_Dataset content_
##############################

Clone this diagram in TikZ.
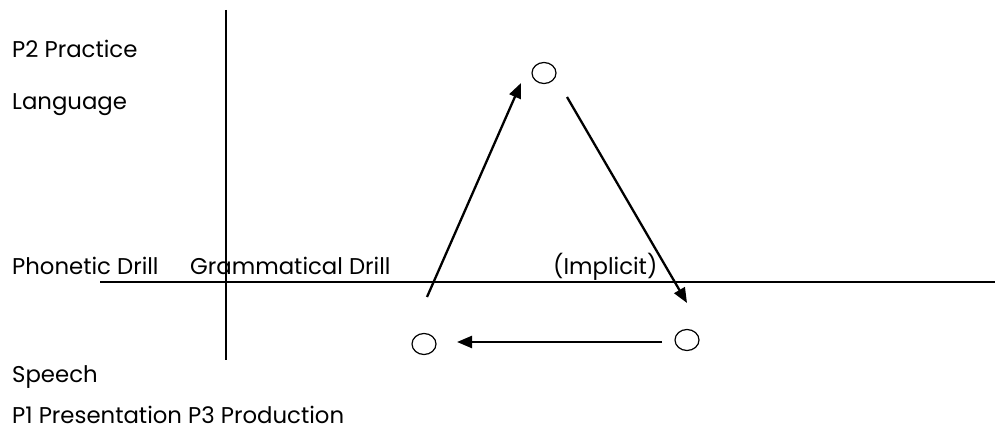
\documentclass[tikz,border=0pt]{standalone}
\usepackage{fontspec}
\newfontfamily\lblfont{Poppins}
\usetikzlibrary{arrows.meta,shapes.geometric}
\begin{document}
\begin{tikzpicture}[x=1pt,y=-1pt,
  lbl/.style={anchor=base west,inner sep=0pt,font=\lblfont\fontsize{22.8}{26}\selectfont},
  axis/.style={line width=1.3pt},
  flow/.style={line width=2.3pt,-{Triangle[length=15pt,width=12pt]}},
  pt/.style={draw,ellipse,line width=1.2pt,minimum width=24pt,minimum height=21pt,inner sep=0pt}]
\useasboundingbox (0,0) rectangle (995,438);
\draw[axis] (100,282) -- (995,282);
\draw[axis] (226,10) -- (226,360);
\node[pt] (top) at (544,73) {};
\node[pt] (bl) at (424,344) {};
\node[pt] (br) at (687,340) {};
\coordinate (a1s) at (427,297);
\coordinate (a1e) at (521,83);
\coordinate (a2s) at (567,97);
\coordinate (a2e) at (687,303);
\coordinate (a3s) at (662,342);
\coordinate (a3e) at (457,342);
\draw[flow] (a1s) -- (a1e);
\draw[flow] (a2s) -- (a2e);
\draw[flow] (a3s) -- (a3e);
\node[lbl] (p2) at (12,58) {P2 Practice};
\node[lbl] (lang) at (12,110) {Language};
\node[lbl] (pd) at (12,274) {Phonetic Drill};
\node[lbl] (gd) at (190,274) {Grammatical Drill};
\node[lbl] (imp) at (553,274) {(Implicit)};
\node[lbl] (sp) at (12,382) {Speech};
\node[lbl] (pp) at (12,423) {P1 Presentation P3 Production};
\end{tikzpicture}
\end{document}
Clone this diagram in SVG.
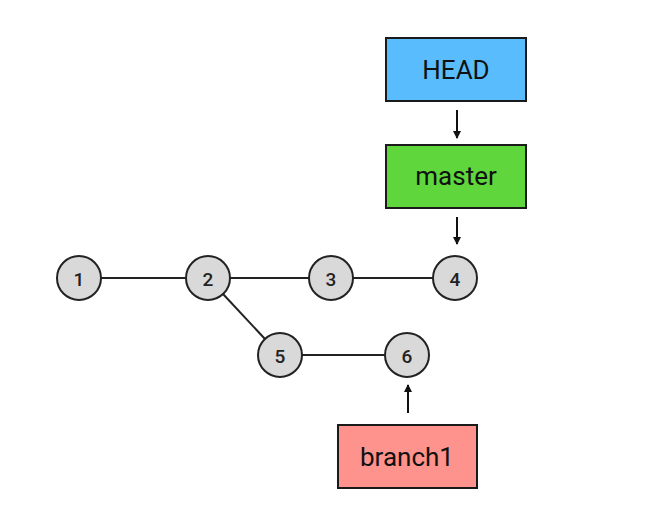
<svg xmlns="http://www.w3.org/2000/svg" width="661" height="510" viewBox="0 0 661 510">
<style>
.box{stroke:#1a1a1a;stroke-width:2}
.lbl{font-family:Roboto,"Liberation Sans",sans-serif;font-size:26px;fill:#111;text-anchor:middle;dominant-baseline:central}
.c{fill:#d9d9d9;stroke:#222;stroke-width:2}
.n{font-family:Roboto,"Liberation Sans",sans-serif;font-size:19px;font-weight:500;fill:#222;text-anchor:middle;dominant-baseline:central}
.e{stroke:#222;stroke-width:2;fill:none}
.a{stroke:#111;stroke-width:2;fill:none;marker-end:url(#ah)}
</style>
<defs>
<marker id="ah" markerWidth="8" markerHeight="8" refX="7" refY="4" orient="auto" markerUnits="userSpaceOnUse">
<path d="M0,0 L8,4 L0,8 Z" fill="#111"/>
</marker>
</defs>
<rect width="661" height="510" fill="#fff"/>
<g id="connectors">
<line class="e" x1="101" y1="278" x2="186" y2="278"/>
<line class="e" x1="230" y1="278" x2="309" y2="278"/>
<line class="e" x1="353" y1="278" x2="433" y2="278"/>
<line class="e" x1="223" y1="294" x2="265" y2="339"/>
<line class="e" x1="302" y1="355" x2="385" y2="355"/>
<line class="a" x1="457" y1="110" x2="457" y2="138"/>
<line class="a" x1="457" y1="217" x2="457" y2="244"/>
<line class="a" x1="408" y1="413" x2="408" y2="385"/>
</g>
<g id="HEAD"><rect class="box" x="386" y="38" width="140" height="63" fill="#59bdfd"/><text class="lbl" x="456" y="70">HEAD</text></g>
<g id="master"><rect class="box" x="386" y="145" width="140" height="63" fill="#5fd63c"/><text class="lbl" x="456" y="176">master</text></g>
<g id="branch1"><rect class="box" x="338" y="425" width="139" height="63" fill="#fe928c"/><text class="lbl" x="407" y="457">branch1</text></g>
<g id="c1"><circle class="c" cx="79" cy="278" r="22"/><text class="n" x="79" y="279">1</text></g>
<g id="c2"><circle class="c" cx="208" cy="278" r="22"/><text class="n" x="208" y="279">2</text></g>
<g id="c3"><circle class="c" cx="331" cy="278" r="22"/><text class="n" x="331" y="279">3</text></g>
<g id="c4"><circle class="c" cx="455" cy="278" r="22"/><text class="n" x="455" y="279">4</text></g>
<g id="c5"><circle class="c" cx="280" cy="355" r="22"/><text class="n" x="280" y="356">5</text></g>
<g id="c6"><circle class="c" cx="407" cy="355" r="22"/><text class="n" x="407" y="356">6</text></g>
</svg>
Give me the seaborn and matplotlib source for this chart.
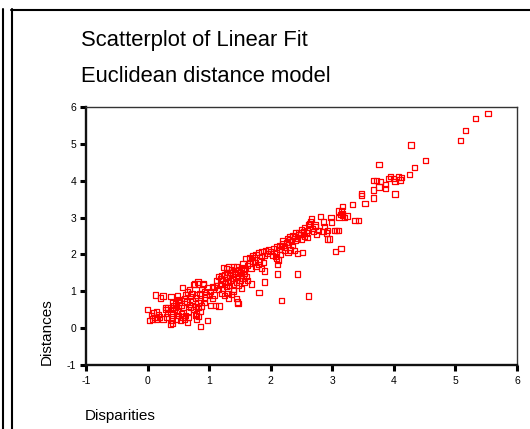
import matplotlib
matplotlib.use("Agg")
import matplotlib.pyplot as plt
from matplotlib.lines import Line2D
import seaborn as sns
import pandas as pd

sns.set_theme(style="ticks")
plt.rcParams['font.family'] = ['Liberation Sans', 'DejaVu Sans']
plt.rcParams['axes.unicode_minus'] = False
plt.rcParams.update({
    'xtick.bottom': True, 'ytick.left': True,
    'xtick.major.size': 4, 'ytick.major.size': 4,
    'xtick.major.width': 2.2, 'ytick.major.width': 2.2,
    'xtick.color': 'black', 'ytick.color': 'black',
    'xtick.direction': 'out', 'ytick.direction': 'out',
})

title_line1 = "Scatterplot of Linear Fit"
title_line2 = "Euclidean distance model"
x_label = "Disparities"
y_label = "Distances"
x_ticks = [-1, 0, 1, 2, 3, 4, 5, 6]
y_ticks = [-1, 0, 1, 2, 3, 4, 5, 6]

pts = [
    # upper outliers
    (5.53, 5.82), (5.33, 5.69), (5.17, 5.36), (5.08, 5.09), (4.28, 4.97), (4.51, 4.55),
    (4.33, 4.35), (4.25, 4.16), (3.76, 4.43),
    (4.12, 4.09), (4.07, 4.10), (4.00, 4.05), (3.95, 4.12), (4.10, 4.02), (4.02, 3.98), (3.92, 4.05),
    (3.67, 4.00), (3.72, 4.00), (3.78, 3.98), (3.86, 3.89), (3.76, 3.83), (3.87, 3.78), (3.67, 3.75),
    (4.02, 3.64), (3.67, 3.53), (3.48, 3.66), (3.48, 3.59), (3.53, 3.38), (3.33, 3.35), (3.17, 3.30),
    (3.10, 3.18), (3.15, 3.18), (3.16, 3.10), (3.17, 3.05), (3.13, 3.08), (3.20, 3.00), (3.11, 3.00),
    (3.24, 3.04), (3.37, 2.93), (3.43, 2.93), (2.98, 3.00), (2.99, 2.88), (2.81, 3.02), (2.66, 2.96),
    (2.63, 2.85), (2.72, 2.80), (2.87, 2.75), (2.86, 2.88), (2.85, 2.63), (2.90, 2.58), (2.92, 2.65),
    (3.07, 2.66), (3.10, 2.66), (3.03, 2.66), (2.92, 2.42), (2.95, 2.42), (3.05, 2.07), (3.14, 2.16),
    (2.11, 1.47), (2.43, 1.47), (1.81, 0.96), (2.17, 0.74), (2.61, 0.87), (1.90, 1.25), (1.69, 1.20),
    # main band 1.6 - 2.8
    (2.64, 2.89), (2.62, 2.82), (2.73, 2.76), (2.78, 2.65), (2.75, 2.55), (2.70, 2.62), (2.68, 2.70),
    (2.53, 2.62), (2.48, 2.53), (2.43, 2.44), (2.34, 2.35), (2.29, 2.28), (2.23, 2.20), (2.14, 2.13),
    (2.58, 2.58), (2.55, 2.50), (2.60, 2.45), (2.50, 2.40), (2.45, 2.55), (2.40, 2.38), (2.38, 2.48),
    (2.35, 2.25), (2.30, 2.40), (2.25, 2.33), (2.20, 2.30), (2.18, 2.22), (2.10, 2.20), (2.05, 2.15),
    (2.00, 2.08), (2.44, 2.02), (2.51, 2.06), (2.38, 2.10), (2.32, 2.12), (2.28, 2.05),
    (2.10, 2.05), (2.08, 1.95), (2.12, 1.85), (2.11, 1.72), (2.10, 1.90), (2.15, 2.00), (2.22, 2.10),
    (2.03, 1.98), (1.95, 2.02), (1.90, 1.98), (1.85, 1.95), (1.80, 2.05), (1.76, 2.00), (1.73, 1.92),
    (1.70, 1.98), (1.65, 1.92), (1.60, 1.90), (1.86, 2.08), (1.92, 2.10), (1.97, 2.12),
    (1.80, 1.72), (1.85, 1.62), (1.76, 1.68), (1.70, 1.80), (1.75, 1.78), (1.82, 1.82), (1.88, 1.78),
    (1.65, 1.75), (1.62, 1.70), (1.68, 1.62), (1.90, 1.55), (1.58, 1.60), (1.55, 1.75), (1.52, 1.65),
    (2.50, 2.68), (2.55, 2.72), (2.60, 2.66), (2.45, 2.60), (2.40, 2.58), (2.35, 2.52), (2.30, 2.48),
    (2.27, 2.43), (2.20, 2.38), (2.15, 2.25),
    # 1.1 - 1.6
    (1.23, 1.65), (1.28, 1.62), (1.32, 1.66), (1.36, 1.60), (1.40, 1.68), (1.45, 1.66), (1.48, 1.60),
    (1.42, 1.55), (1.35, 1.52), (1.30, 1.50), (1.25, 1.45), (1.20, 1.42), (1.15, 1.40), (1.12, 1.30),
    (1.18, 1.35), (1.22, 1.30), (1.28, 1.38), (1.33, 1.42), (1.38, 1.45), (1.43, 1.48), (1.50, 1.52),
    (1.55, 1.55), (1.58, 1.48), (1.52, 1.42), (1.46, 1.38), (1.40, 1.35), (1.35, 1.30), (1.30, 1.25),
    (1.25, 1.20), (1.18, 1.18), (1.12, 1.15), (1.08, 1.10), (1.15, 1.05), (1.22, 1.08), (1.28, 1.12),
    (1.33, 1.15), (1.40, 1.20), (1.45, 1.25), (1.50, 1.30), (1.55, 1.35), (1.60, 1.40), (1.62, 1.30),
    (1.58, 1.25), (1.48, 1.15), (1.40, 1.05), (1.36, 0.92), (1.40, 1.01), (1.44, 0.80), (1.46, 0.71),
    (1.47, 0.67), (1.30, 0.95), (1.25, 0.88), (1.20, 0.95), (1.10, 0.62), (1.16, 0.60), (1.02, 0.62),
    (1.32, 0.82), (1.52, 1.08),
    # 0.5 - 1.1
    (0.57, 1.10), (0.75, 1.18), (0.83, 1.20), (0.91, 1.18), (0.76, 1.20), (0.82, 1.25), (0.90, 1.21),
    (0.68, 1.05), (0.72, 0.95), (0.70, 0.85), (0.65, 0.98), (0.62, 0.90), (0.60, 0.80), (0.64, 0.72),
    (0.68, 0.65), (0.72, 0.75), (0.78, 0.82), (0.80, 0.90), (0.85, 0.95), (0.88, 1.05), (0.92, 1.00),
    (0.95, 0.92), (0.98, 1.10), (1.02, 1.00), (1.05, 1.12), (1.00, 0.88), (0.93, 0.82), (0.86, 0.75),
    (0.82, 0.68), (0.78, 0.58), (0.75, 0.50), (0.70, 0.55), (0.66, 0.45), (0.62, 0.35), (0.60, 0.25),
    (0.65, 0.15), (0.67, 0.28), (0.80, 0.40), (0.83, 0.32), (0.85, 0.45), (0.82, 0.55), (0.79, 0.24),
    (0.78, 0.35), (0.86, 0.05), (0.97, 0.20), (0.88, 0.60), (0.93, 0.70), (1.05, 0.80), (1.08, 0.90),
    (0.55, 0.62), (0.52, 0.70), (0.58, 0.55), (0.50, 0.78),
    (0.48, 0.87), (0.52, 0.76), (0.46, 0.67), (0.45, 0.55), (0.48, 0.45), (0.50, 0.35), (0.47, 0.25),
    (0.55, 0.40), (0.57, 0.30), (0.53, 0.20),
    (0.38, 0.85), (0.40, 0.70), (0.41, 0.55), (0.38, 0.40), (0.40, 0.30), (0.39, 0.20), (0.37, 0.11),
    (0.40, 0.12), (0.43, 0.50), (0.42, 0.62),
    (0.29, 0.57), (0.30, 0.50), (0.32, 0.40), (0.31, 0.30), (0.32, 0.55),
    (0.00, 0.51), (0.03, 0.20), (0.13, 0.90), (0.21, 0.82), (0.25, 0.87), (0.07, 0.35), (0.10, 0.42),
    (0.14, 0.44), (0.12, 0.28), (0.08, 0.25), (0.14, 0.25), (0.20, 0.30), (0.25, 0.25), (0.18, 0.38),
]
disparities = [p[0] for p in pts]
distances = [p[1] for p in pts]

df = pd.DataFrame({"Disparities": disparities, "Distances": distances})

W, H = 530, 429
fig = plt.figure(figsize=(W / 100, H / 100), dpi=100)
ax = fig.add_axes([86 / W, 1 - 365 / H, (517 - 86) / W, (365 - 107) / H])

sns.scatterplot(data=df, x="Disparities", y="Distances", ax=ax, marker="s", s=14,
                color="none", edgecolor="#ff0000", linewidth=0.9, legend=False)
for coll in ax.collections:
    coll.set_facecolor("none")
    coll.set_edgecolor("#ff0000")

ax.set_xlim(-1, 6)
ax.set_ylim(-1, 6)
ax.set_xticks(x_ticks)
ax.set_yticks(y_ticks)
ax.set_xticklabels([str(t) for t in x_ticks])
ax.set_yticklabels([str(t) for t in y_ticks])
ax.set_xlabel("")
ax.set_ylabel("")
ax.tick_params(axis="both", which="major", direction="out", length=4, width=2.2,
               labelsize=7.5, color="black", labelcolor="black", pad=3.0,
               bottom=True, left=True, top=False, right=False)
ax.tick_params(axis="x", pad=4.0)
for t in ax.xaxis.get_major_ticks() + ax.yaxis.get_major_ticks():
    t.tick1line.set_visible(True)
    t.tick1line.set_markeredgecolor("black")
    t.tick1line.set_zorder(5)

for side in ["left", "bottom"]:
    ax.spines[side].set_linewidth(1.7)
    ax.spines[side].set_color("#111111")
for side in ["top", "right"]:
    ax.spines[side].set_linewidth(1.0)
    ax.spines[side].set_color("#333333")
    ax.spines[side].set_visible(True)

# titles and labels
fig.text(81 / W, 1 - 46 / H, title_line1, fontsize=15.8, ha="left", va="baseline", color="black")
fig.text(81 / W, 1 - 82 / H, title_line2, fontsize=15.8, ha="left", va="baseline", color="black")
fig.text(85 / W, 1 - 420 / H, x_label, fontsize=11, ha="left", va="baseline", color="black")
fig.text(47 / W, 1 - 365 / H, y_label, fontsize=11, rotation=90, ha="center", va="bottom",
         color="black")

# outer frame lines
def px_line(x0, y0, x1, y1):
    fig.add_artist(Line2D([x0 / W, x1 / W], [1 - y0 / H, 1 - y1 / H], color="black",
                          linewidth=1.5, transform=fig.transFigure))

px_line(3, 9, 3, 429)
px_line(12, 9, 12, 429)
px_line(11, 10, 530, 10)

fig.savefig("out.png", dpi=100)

##############################

_Your task_
Copy out exactly the material that runs from the line with "Give me the" to the line with "y_ticks = [-1, 0, 1, 2, 3, 4, 5, 6]", ends included, and leave the pictures behind.

_Task result_
Give me the seaborn and matplotlib source for this chart.
import matplotlib
matplotlib.use("Agg")
import matplotlib.pyplot as plt
from matplotlib.lines import Line2D
import seaborn as sns
import pandas as pd

sns.set_theme(style="ticks")
plt.rcParams['font.family'] = ['Liberation Sans', 'DejaVu Sans']
plt.rcParams['axes.unicode_minus'] = False
plt.rcParams.update({
    'xtick.bottom': True, 'ytick.left': True,
    'xtick.major.size': 4, 'ytick.major.size': 4,
    'xtick.major.width': 2.2, 'ytick.major.width': 2.2,
    'xtick.color': 'black', 'ytick.color': 'black',
    'xtick.direction': 'out', 'ytick.direction': 'out',
})

title_line1 = "Scatterplot of Linear Fit"
title_line2 = "Euclidean distance model"
x_label = "Disparities"
y_label = "Distances"
x_ticks = [-1, 0, 1, 2, 3, 4, 5, 6]
y_ticks = [-1, 0, 1, 2, 3, 4, 5, 6]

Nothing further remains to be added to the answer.